Jyoti Bhatt was involved in documentative photography of the folk and living traditions of India until 1995. Along with this documentation he continued to work in various printmaking media. Thereafter he started exploring the aesthetics of digital printmaking. Seeing the growing possibilities for producing multiple copies for the public with the use of technology, much as in traditional printmaking, Bhatt started utilizing the capacities of the computer.

 

Photo-documentation work

 

For the last decade Jyoti Bhatt has been creating works in various media, though presently he suffers from weak eyesight. And although he works on the computer with the help of an assistant, he still keeps his diaries or sketch books, which serve as a storehouse for his thoughts or ideas, a reference book where he scribbles and stores cut-outs from newspapers or magazines or any relevant material that he might convert into a piece of art.
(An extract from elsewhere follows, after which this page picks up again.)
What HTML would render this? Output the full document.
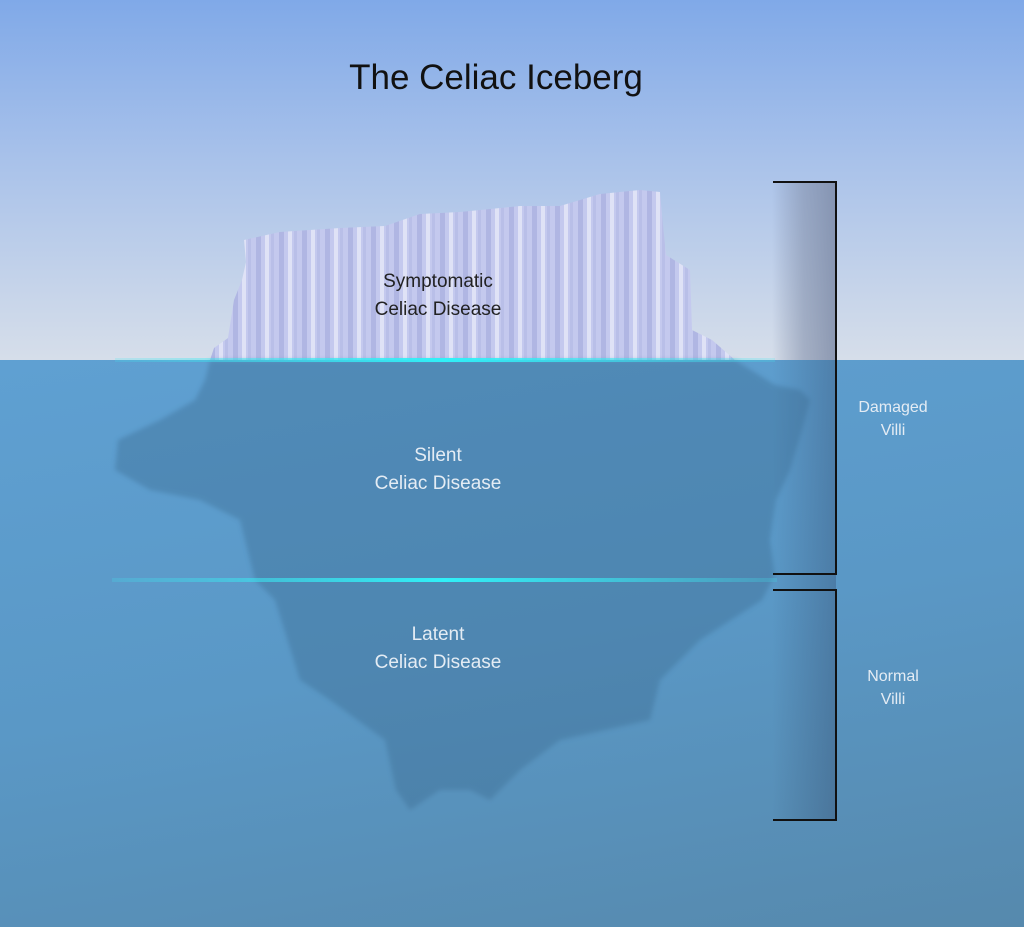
<!DOCTYPE html>
<html><head><style>
html,body{margin:0;padding:0}
body{width:1024px;height:927px;position:relative;overflow:hidden;font-family:"Liberation Sans",sans-serif}
.sky{position:absolute;left:0;top:0;width:1024px;height:360px;background:linear-gradient(#80a9e8,#a9c2ea 45%,#d6deea)}
.sea{position:absolute;left:0;top:360px;width:1024px;height:567px;background:linear-gradient(170deg,#5fa0d2,#5a98c6 50%,#5689ad)}
.t{position:absolute;text-align:center;font-size:19px;line-height:28px}
</style></head><body>
<div class="sky"></div>
<div class="sea"></div>
<svg width="1024" height="927" style="position:absolute;left:0;top:0">
<defs>
<pattern id="st" width="23" height="200" patternUnits="userSpaceOnUse">
<rect width="23" height="200" fill="#c4c9ee"/>
<rect x="3" width="5" height="200" fill="#b0b6e3"/>
<rect x="12" width="4" height="200" fill="#dfe2f6"/>
<rect x="18" width="3" height="200" fill="#b9bfe8"/>
</pattern>
<linearGradient id="strip" x1="0" x2="1"><stop offset="0" stop-color="#2a3a5a" stop-opacity="0"/><stop offset="1" stop-color="#2a3a5a" stop-opacity="0.3"/></linearGradient>
<linearGradient id="strip2" x1="0" x2="1"><stop offset="0" stop-color="#7d8aa6" stop-opacity="0"/><stop offset="0.5" stop-color="#8390ab" stop-opacity="0.6"/><stop offset="1" stop-color="#7a87a3" stop-opacity="0.8"/></linearGradient>
<linearGradient id="cy" x1="0" x2="1"><stop offset="0" stop-color="#40e8f0" stop-opacity="0.2"/><stop offset="0.5" stop-color="#30f0f8"/><stop offset="1" stop-color="#40e8f0" stop-opacity="0.2"/></linearGradient>
<filter id="bl"><feGaussianBlur stdDeviation="2.5"/></filter>
</defs>
<rect x="772" y="182" width="64" height="178" fill="url(#strip2)"/>
<rect x="772" y="360" width="64" height="460" fill="url(#strip)"/>
<path d="M210,360 L214,348 L228,338 L234,300 L242,280 L246,262 L244,240 L280,232 L340,228 L385,226 L420,214 L460,212 L520,206 L560,206 L600,194 L640,190 L660,192 L662,215 L666,255 L690,270 L692,330 L712,340 L735,360 Z" fill="url(#st)"/>
<path filter="url(#bl)" d="M210,360 L735,360 L775,385 L800,390 L810,400 L802,430 L790,470 L776,500 L770,540 L775,575 L762,600 L700,640 L660,680 L650,720 L560,740 L520,770 L490,800 L470,790 L440,790 L410,810 L396,790 L385,740 L330,700 L300,680 L275,600 L255,580 L240,520 L200,500 L150,490 L115,470 L118,440 L160,420 L195,400 L205,380 Z" fill="#3a6a90" opacity="0.38"/>
<rect x="115" y="358" width="660" height="4" fill="url(#cy)"/>
<rect x="112" y="578" width="665" height="4" fill="url(#cy)"/>
<path d="M773,182 H836 V574 H773 M773,590 H836 V820 H773" fill="none" stroke="#111" stroke-width="2"/>
</svg>
<div class="t" style="left:296px;top:56px;width:400px;font-size:35px;line-height:44px;color:#111">The Celiac Iceberg</div>
<div class="t" style="left:288px;top:268px;width:300px;color:#222">Symptomatic<br>Celiac Disease</div>
<div class="t" style="left:288px;top:442px;width:300px;color:#e4ecf4">Silent<br>Celiac Disease</div>
<div class="t" style="left:288px;top:621px;width:300px;color:#e4ecf4">Latent<br>Celiac Disease</div>
<div class="t" style="left:850px;top:396px;width:86px;font-size:16px;line-height:23px;color:#e4ecf4">Damaged<br>Villi</div>
<div class="t" style="left:850px;top:665px;width:86px;font-size:16px;line-height:23px;color:#e4ecf4">Normal<br>Villi</div>
</body></html>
Bhatt tends to interpret things in multiple ways, with different meanings, in reference or in situation, which one could read in terms of one’s own understanding. From a technical point of view, Jyoti Bhatt is the most versatile among Indian printmakers, given his experiments in the medium with use of the image in various ways—old images inserted in new print works, cutting the plates and arranging them in a certain way, or repeating an image to create artworks that are open to individual interpretation. His early etched plates have unique characteristics—meticulously carved surfaces using line and aquatint and prominent texturing. The compact imageries have interconnections which speak of his interest in the expressive manner, and attract the viewer to enter the image and engage in a dialogue with it.

 

Since 1969, Jyoti Bhatt maintained diaries where he put together his thoughts, ideas, observations, bibliographical references and sketches. Many of his diaries include notes based on his travels to various locations to document the living traditions of India. These diaries offer an interesting insight into the way Jyoti Bhatt was shaped and influenced by the world he experienced and observed around him. This diary speaks of the living thoughts and interpretations by him on varied subjects. All such important documentation, i.e., photographic works, diary, writing and artworks, are available online at Asia Art Archive

 

   

 

  A page from Jyoti Bhatt's diary

 

Jyoti Bhatt’s diaries are very important to understand his devotion to art and also might serve as a source for present researchers. These diaries have entries on small details about people’s cultures, traditions, festive moments starting from 1969. The creative inner self of Jyoti Bhai, even at the age of 83, still has immense inherent zest to pursue, and capture expressive moments, adding appropriate meanings with his creative urge, in his art, which continues to inspire and influence his numerous friends, art lovers and art practitioners around the world.